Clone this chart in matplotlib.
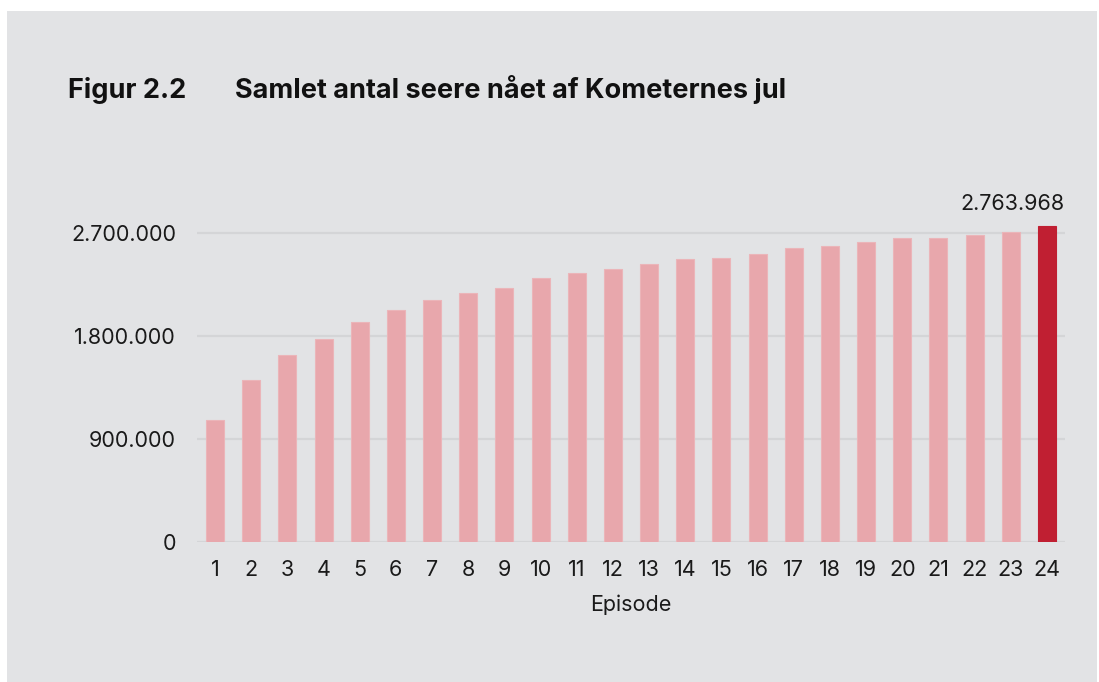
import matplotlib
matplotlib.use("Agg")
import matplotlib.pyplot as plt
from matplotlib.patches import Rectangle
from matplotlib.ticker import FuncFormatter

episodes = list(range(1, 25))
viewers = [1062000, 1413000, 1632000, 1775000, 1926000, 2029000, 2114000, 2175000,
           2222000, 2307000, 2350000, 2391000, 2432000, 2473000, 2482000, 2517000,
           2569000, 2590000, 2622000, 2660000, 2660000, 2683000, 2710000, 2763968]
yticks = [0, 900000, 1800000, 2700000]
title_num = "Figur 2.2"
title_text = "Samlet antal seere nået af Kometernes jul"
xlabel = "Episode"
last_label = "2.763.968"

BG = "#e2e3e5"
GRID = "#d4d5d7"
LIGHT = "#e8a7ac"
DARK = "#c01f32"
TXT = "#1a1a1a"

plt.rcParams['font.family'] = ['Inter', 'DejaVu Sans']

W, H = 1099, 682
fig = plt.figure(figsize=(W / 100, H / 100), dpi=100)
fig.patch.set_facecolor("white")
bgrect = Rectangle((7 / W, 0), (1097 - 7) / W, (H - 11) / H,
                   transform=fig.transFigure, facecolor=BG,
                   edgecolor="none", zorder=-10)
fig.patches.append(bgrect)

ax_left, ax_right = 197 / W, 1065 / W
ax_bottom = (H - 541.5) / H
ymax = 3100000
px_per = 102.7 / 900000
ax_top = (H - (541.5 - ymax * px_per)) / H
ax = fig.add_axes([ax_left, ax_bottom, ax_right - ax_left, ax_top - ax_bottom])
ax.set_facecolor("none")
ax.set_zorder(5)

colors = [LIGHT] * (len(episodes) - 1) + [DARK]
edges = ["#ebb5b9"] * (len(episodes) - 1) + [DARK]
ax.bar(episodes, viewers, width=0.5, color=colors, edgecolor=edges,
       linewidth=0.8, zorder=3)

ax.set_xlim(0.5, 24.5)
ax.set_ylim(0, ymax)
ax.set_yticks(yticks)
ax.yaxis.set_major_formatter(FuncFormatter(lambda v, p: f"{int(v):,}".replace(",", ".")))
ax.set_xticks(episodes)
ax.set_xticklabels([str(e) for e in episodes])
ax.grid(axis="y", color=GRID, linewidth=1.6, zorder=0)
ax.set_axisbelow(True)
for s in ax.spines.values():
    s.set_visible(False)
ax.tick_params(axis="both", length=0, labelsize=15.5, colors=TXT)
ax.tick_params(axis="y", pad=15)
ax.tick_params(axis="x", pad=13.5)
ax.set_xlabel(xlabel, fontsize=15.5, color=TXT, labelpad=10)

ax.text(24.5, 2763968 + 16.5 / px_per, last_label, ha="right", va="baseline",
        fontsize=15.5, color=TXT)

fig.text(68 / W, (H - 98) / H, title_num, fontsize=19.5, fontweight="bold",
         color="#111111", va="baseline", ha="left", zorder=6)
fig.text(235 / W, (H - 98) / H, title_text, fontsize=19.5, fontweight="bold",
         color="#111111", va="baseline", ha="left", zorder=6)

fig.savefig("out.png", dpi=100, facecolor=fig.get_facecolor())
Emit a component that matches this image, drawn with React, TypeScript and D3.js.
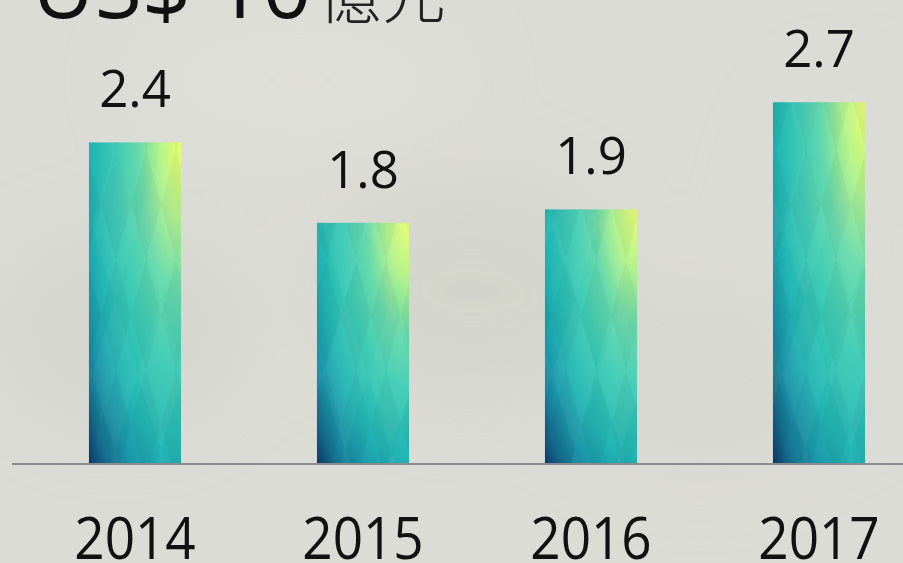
• • • • •
Repeat each entry above word for word, leaving every picture out.

Clone this chart in matplotlib.
import matplotlib
matplotlib.use("Agg")
import matplotlib.pyplot as plt
from matplotlib.patches import Rectangle
from matplotlib.ticker import FuncFormatter

episodes = list(range(1, 25))
viewers = [1062000, 1413000, 1632000, 1775000, 1926000, 2029000, 2114000, 2175000,
           2222000, 2307000, 2350000, 2391000, 2432000, 2473000, 2482000, 2517000,
           2569000, 2590000, 2622000, 2660000, 2660000, 2683000, 2710000, 2763968]
yticks = [0, 900000, 1800000, 2700000]
title_num = "Figur 2.2"
title_text = "Samlet antal seere nået af Kometernes jul"
xlabel = "Episode"
last_label = "2.763.968"

BG = "#e2e3e5"
GRID = "#d4d5d7"
LIGHT = "#e8a7ac"
DARK = "#c01f32"
TXT = "#1a1a1a"

plt.rcParams['font.family'] = ['Inter', 'DejaVu Sans']

W, H = 1099, 682
fig = plt.figure(figsize=(W / 100, H / 100), dpi=100)
fig.patch.set_facecolor("white")
bgrect = Rectangle((7 / W, 0), (1097 - 7) / W, (H - 11) / H,
                   transform=fig.transFigure, facecolor=BG,
                   edgecolor="none", zorder=-10)
fig.patches.append(bgrect)

ax_left, ax_right = 197 / W, 1065 / W
ax_bottom = (H - 541.5) / H
ymax = 3100000
px_per = 102.7 / 900000
ax_top = (H - (541.5 - ymax * px_per)) / H
ax = fig.add_axes([ax_left, ax_bottom, ax_right - ax_left, ax_top - ax_bottom])
ax.set_facecolor("none")
ax.set_zorder(5)

colors = [LIGHT] * (len(episodes) - 1) + [DARK]
edges = ["#ebb5b9"] * (len(episodes) - 1) + [DARK]
ax.bar(episodes, viewers, width=0.5, color=colors, edgecolor=edges,
       linewidth=0.8, zorder=3)

ax.set_xlim(0.5, 24.5)
ax.set_ylim(0, ymax)
ax.set_yticks(yticks)
ax.yaxis.set_major_formatter(FuncFormatter(lambda v, p: f"{int(v):,}".replace(",", ".")))
ax.set_xticks(episodes)
ax.set_xticklabels([str(e) for e in episodes])
ax.grid(axis="y", color=GRID, linewidth=1.6, zorder=0)
ax.set_axisbelow(True)
for s in ax.spines.values():
    s.set_visible(False)
ax.tick_params(axis="both", length=0, labelsize=15.5, colors=TXT)
ax.tick_params(axis="y", pad=15)
ax.tick_params(axis="x", pad=13.5)
ax.set_xlabel(xlabel, fontsize=15.5, color=TXT, labelpad=10)

ax.text(24.5, 2763968 + 16.5 / px_per, last_label, ha="right", va="baseline",
        fontsize=15.5, color=TXT)

fig.text(68 / W, (H - 98) / H, title_num, fontsize=19.5, fontweight="bold",
         color="#111111", va="baseline", ha="left", zorder=6)
fig.text(235 / W, (H - 98) / H, title_text, fontsize=19.5, fontweight="bold",
         color="#111111", va="baseline", ha="left", zorder=6)

fig.savefig("out.png", dpi=100, facecolor=fig.get_facecolor())
Emit a component that matches this image, drawn with React, TypeScript and D3.js.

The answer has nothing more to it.